What needs to be done: Print nothing but the lines from the start of the listing below through the line that contains "import matplotlib.pyplot as plt". Do not include the pictures.

Collected material:
————

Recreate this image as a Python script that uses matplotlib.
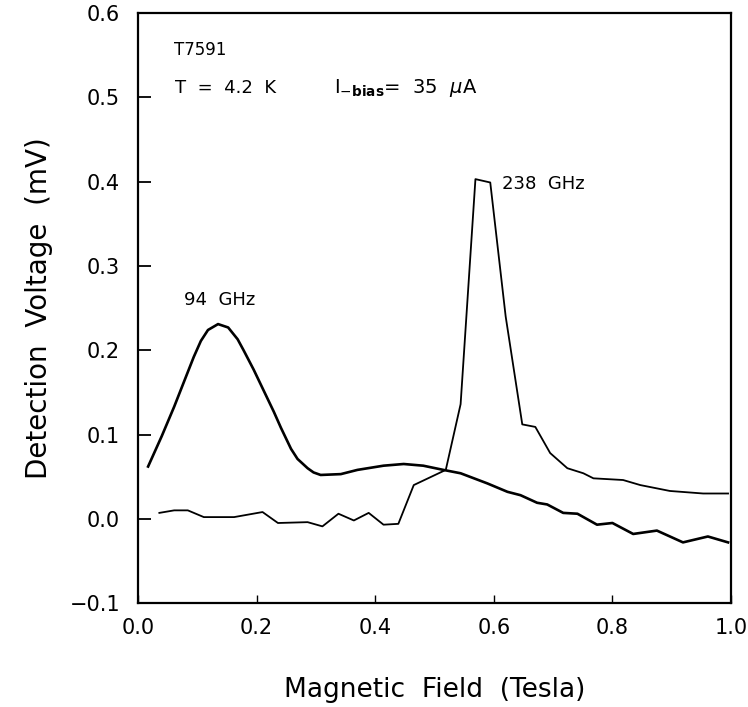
import matplotlib
matplotlib.use("Agg")
import matplotlib.pyplot as plt

# 94 GHz response (Tesla, mV)
x94 = [0.017, 0.040, 0.061, 0.080, 0.094, 0.106, 0.118, 0.135, 0.152, 0.168,
       0.178, 0.195, 0.212, 0.229, 0.241, 0.258, 0.269, 0.286, 0.296, 0.308,
       0.342, 0.370, 0.414, 0.448, 0.481, 0.515, 0.544, 0.589, 0.623, 0.645,
       0.673, 0.690, 0.717, 0.741, 0.774, 0.800, 0.835, 0.875, 0.919, 0.961,
       0.995]
y94 = [0.062, 0.098, 0.133, 0.167, 0.192, 0.211, 0.224, 0.231, 0.227, 0.213,
       0.200, 0.177, 0.152, 0.127, 0.108, 0.083, 0.071, 0.060, 0.055, 0.052,
       0.053, 0.058, 0.063, 0.065, 0.063, 0.058, 0.054, 0.042, 0.032, 0.028,
       0.019, 0.017, 0.007, 0.006, -0.007, -0.005, -0.018, -0.014, -0.028, -0.021,
       -0.028]

# 238 GHz response (Tesla, mV)
x238 = [0.036, 0.061, 0.084, 0.111, 0.162, 0.210, 0.236, 0.286, 0.311, 0.338,
        0.364, 0.389, 0.414, 0.439, 0.465, 0.519, 0.544, 0.569, 0.594, 0.620,
        0.648, 0.670, 0.695, 0.724, 0.751, 0.768, 0.818, 0.847, 0.897, 0.953,
        0.995]
y238 = [0.007, 0.010, 0.010, 0.002, 0.002, 0.008, -0.005, -0.004, -0.009, 0.006,
        -0.002, 0.007, -0.007, -0.006, 0.040, 0.058, 0.136, 0.403, 0.399, 0.240,
        0.112, 0.109, 0.078, 0.060, 0.054, 0.048, 0.046, 0.040, 0.033, 0.030,
        0.030]

xticks = [0.0, 0.2, 0.4, 0.6, 0.8, 1.0]
xticklabels = ["0.0", "0.2", "0.4", "0.6", "0.8", "1.0"]
yticks = [-0.1, 0.0, 0.1, 0.2, 0.3, 0.4, 0.5, 0.6]
yticklabels = ["\u22120.1", "0.0", "0.1", "0.2", "0.3", "0.4", "0.5", "0.6"]

fig = plt.figure(figsize=(7.48, 7.07), dpi=100)
ax = fig.add_axes([0.1845, 0.147, 0.7928, 0.8345])

ax.plot(x94, y94, color="black", lw=1.9, solid_joinstyle="round")
ax.plot(x238, y238, color="black", lw=1.3, solid_joinstyle="round")

ax.set_xlim(0.0, 1.0)
ax.set_ylim(-0.1, 0.6)
ax.set_xticks(xticks)
ax.set_xticklabels(xticklabels, fontsize=15)
ax.set_yticks(yticks)
ax.set_yticklabels(yticklabels, fontsize=15)
ax.tick_params(axis="y", direction="in", length=9, width=1.3, pad=13)
ax.tick_params(axis="x", direction="in", length=6, width=1.0, pad=11)
for s in ax.spines.values():
    s.set_linewidth(1.6)

ax.set_xlabel("Magnetic  Field  (Tesla)", fontsize=19, labelpad=28)
ax.set_ylabel("Detection  Voltage  (mV)", fontsize=20, labelpad=12)

ax.text(0.060, 0.556, "T7591", fontsize=12, ha="left", va="center")
ax.text(0.062, 0.511, "T  =  4.2  K", fontsize=13, ha="left", va="center")
ax.text(0.330, 0.511, r"I$_{-\mathbf{bias}}$=  35  $\mu$A", fontsize=14, ha="left", va="center")
ax.text(0.077, 0.260, "94  GHz", fontsize=13, ha="left", va="center")
ax.text(0.614, 0.397, "238  GHz", fontsize=13, ha="left", va="center")

fig.savefig("out.png", dpi=100)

————

Task solution:
Recreate this image as a Python script that uses matplotlib.
import matplotlib
matplotlib.use("Agg")
import matplotlib.pyplot as plt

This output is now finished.